Google Cloud Professional Machine Learning Engineer — Question 334
You are developing a training pipeline for a new XGBoost classification model based on tabular data. The data is stored in a BigQuery table. You need to complete the following steps:
1. Randomly split the data into training and evaluation datasets in a 65/35 ratio
2. Conduct feature engineering
3. Obtain metrics for the evaluation dataset
4. Compare models trained in different pipeline executions
How should you execute these steps?
Answer options
- A. 1. Using Vertex AI Pipelines, add a component to divide the data into training and evaluation sets, and add another component for feature engineering. 2. Enable autologging of metrics in the training component. 3. Compare pipeline runs in Vertex AI Experiments.

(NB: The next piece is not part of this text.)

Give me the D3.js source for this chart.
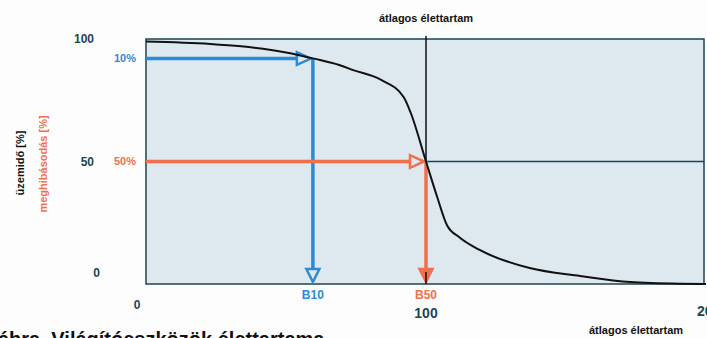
<!DOCTYPE html>
<html>
<head>
<meta charset="utf-8">
<script src="https://cdn.jsdelivr.net/npm/d3@7"></script>
<style>
  body { margin:0; background:#fdfdfd; }
  svg { display:block; font-family:"Liberation Sans", Arial, sans-serif; font-weight:bold; }
</style>
</head>
<body>
<div id="chart"></div>
<script>
// survival curve (hours % of average life, operating %)
const lifeX = [0, 23, 34, 50, 60, 69, 74, 84, 92, 94.5, 100, 104, 107.5, 112, 119, 137, 155, 173, 191, 200];
const surviveY = [99, 98, 97, 94.5, 92, 89.4, 87.3, 83.3, 76.3, 70, 50, 35.5, 24, 19, 14, 6.5, 3.3, 0.8, 0.1, 0];

const yTicks = [100, 50, 0];
const markerLevels = [
  { label:"10%", code:"B10", y:92, x:59.6, color:"#2b8bd6" },
  { label:"50%", code:"B50", y:50, x:100, color:"#f0704e" }
];
const meanLife = 100;

const W = 707, H = 338;
const m = { left:146, right:706, top:39, bottom:284 };

const svg = d3.select("#chart").append("svg").attr("width", W).attr("height", H);

const x = d3.scaleLinear().domain([0, 200]).range([m.left, m.right]);
const y = d3.scaleLinear().domain([0, 100]).range([m.bottom, m.top]);

const dark = "#1d4452";

// plot background
svg.append("rect")
  .attr("x", x(0)).attr("y", y(100))
  .attr("width", x(200) - x(0) - 2).attr("height", y(0) - y(100))
  .attr("fill", "#dde9ef")
  .attr("stroke", dark).attr("stroke-width", 1.5);

// mean life lines
svg.append("line")
  .attr("x1", x(meanLife)).attr("x2", x(meanLife))
  .attr("y1", y(100) - 3).attr("y2", y(0))
  .attr("stroke", "#111").attr("stroke-width", 1.5);
svg.append("line")
  .attr("x1", x(meanLife)).attr("x2", x(200) - 2)
  .attr("y1", y(50)).attr("y2", y(50))
  .attr("stroke", dark).attr("stroke-width", 1.5);

// arrows
function tri(cx, cy, dir, s) {
  // tip at (cx, cy)
  if (dir === "right") return `M${cx},${cy}L${cx - s},${cy - s * 0.45}L${cx - s},${cy + s * 0.45}Z`;
  return `M${cx},${cy}L${cx - s * 0.5},${cy - s}L${cx + s * 0.5},${cy - s}Z`;
}
markerLevels.forEach((d, i) => {
  const g = svg.append("g");
  const xp = x(d.x), yp = y(d.y);
  g.append("line").attr("x1", x(0)).attr("x2", xp - 14).attr("y1", yp).attr("y2", yp)
    .attr("stroke", d.color).attr("stroke-width", 3.5);
  g.append("path").attr("d", tri(xp - 2, yp, "right", 14))
    .attr("fill", "#dde9ef").attr("stroke", d.color).attr("stroke-width", 2.5).attr("stroke-linejoin", "miter");
  g.append("line").attr("x1", xp).attr("x2", xp).attr("y1", yp).attr("y2", y(0) - 14)
    .attr("stroke", d.color).attr("stroke-width", 3.5);
  g.append("path").attr("d", tri(xp, y(0) - 2, "down", 13))
    .attr("fill", i === 1 ? d.color : "#dde9ef").attr("stroke", d.color).attr("stroke-width", 2.5);
  if (i === 1) {
    g.append("line").attr("x1", xp).attr("x2", xp).attr("y1", y(0) - 12).attr("y2", y(0))
      .attr("stroke", "#111").attr("stroke-width", 1.5);
  }
  svg.append("text").attr("x", x(0) - 10).attr("y", yp).attr("dy", "0.35em")
    .attr("text-anchor", "end").attr("font-size", 11).attr("fill", d.color).text(d.label);
  svg.append("text").attr("x", xp).attr("y", 299).attr("text-anchor", "middle")
    .attr("font-size", 12).attr("fill", d.color).text(d.code);
});

// curve
const line = d3.line().x(d => x(d[0])).y(d => y(d[1])).curve(d3.curveMonotoneX);
svg.append("path")
  .datum(lifeX.map((v, i) => [v, surviveY[i]]))
  .attr("d", line)
  .attr("fill", "none").attr("stroke", "#111").attr("stroke-width", 2);

// y tick labels
const yLabelPos = { 100: [94, y(100)], 50: [94, y(50)], 0: [100, 273] };
yTicks.forEach(t => {
  svg.append("text").attr("x", yLabelPos[t][0]).attr("y", yLabelPos[t][1]).attr("dy", "0.35em")
    .attr("text-anchor", "end").attr("font-size", 12).attr("fill", dark).text(t);
});

// x tick labels
svg.append("text").attr("x", 137).attr("y", 309).attr("text-anchor", "middle")
  .attr("font-size", 12).attr("fill", dark).text("0");
svg.append("text").attr("x", x(100)).attr("y", 318).attr("text-anchor", "middle")
  .attr("font-size", 14).attr("fill", dark).text("100");
svg.append("text").attr("x", 697).attr("y", 316).attr("text-anchor", "start")
  .attr("font-size", 14).attr("fill", dark).text("200");

// axis titles
svg.append("text").attr("transform", "translate(24,163) rotate(-90)").attr("text-anchor", "middle")
  .attr("font-size", 11).attr("fill", "#111").text("üzemidő [%]");
svg.append("text").attr("transform", "translate(47,164) rotate(-90)").attr("text-anchor", "middle")
  .attr("font-size", 11).attr("fill", "#f0704e").text("meghibásodás [%]");
svg.append("text").attr("x", x(100)).attr("y", 22).attr("text-anchor", "middle")
  .attr("font-size", 11).attr("fill", "#111").text("átlagos élettartam");
svg.append("text").attr("x", 589).attr("y", 334).attr("text-anchor", "start")
  .attr("font-size", 11).attr("fill", "#111").text("átlagos élettartam");

// caption
svg.append("text").attr("x", -2).attr("y", 346).attr("text-anchor", "start")
  .attr("font-size", 20).attr("fill", "#111").text("ábra. Világítóeszközök élettartama");
</script>
</body>
</html>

- B. 1. Using Vertex AI Pipelines, add a component to divide the data into training and evaluation sets, and add another component for feature engineering. 2. Enable autologging of metrics in the training component. 3. Compare models using the artifacts’ lineage in Vertex ML Metadata.

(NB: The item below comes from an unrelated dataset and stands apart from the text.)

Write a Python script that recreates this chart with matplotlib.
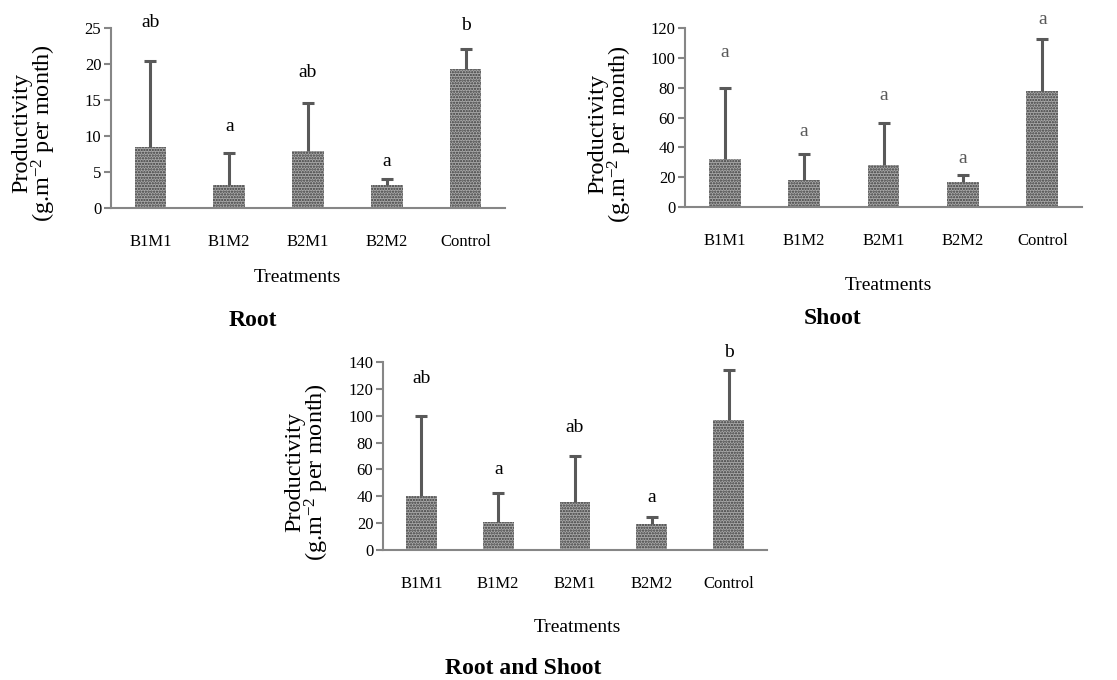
import numpy as np
import matplotlib
matplotlib.use("Agg")
import matplotlib.pyplot as plt

plt.rcParams["font.family"] = ["Liberation Serif", "DejaVu Serif"]
plt.rcParams["mathtext.fontset"] = "custom"
plt.rcParams["mathtext.rm"] = "Liberation Serif"
plt.rcParams["mathtext.it"] = "Liberation Serif:italic"
plt.rcParams["hatch.linewidth"] = 1.1

# ---- data ----
categories = ["B1M1", "B1M2", "B2M1", "B2M2", "Control"]

root_mean = [8.5, 3.2, 7.9, 3.2, 19.3]
root_upper = [20.4, 7.7, 14.6, 4.0, 22.1]
root_letters = ["ab", "a", "ab", "a", "b"]
root_letter_y = [25.8, 11.3, 18.8, 6.4, 25.4]
root_ticks = [0, 5, 10, 15, 20, 25]

shoot_mean = [32.0, 17.9, 28.2, 16.8, 77.8]
shoot_upper = [79.5, 35.3, 56.3, 21.7, 112.6]
shoot_letters = ["a", "a", "a", "a", "a"]
shoot_letter_y = [103.9, 50.3, 74.9, 32.4, 125.8]
shoot_ticks = [0, 20, 40, 60, 80, 100, 120]

both_mean = [40.2, 20.6, 35.5, 19.1, 96.8]
both_upper = [99.8, 42.2, 70.2, 24.6, 134.0]
both_letters = ["ab", "a", "ab", "a", "b"]
both_letter_y = [128, 60, 91, 39, 147]
both_ticks = [0, 20, 40, 60, 80, 100, 120, 140]

W, H = 1117, 680
fig = plt.figure(figsize=(W / 100, H / 100), dpi=100)

AXIS_GRAY = "#868686"
ERR_GRAY = "#595959"
YLABEL = "Productivity\n(g.m$^{-2}$ per month)"


def px_rect(left, top, right, bottom):
    return [left / W, (H - bottom) / H, (right - left) / W, (bottom - top) / H]


def draw_panel(rect, mean, upper, letters, letter_y, ticks, letter_color,
               ylab_xy, treat_xy, title, title_xy):
    ax = fig.add_axes(px_rect(*rect))
    x = np.arange(len(categories))
    mean = np.array(mean)
    upper = np.array(upper)
    ax.bar(x, mean, width=0.4, color="#a9a9a9", edgecolor="#3a3a3a",
           linewidth=0, hatch="......", zorder=2)
    _, caps, _ = ax.errorbar(x, mean, yerr=[np.zeros_like(mean), upper - mean],
                             fmt="none", ecolor=ERR_GRAY, elinewidth=2.2,
                             capsize=4.5, capthick=2.2, zorder=3)
    # only the upper caps, like the one-sided bars in the original
    for c in caps:
        if np.allclose(c.get_ydata(), mean):
            c.set_visible(False)
    for xi, lab, ly in zip(x, letters, letter_y):
        ax.text(xi, ly, lab, ha="center", va="center", fontsize=14, color=letter_color)
    ax.set_xlim(-0.5, len(categories) - 0.5)
    ax.set_ylim(0, ticks[-1])
    ax.set_yticks(ticks)
    ax.set_xticks(x)
    ax.set_xticklabels(categories)
    for s in ["top", "right"]:
        ax.spines[s].set_visible(False)
    for s in ["left", "bottom"]:
        ax.spines[s].set_color(AXIS_GRAY)
        ax.spines[s].set_linewidth(1.5)
    ax.tick_params(axis="y", colors=AXIS_GRAY, labelcolor="black", length=5,
                   width=1.5, labelsize=12, pad=2)
    ax.tick_params(axis="x", length=0, labelsize=12, pad=19)
    fig.text(ylab_xy[0] / W, 1 - ylab_xy[1] / H, YLABEL, rotation=90, ha="center",
             va="center", multialignment="center", fontsize=17.5, linespacing=0.88)
    fig.text(treat_xy[0] / W, 1 - treat_xy[1] / H, "Treatments", ha="center",
             va="center", fontsize=14)
    fig.text(title_xy[0] / W, 1 - title_xy[1] / H, title, ha="center", va="center",
             fontsize=17, fontweight="bold")
    return ax


draw_panel((111, 28, 505, 208), root_mean, root_upper, root_letters, root_letter_y,
           root_ticks, "black", (35, 133), (297, 277), "Root", (253, 320))
draw_panel((685, 28, 1082, 207), shoot_mean, shoot_upper, shoot_letters, shoot_letter_y,
           shoot_ticks, "#595959", (611, 134), (888, 285), "Shoot", (833, 318))
draw_panel((383, 362, 767, 550), both_mean, both_upper, both_letters, both_letter_y,
           both_ticks, "black", (308, 472), (577, 628), "Root and Shoot", (523, 668))

fig.savefig("out.png", dpi=100)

- C. 1. In BigQuery ML, use the CREATE MODEL statement with BOOSTED_TREE_CLASSIFIER as the model type and use BigQuery to handle the data splits. 2. Use a SQL view to apply feature engineering and train the model using the data in that view. 3. Compare the evaluation metrics of the models by using a SQL query with the ML.TRAINING_INFO statement.
- D. 1. In BigQuery ML, use the CREATE MODEL statement with BOOSTED_TREE_CLASSIFIER as the model type and use BigQuery to handle the data splits. 2. Use ML TRANSFORM to specify the feature engineering transformations and tram the model using the data in the table. 3. Compare the evaluation metrics of the models by using a SQL query with the ML.TRAINING_INFO statement.
Correct answer: A
Explanation
Option A is correct because it outlines the appropriate use of Vertex AI Pipelines to separate the data and perform feature engineering, along with enabling autologging for metrics and comparing pipeline runs effectively. Options B and C, while viable, do not address the comparative analysis as effectively as A. Option D also lacks the necessary components for pipeline execution in the context described.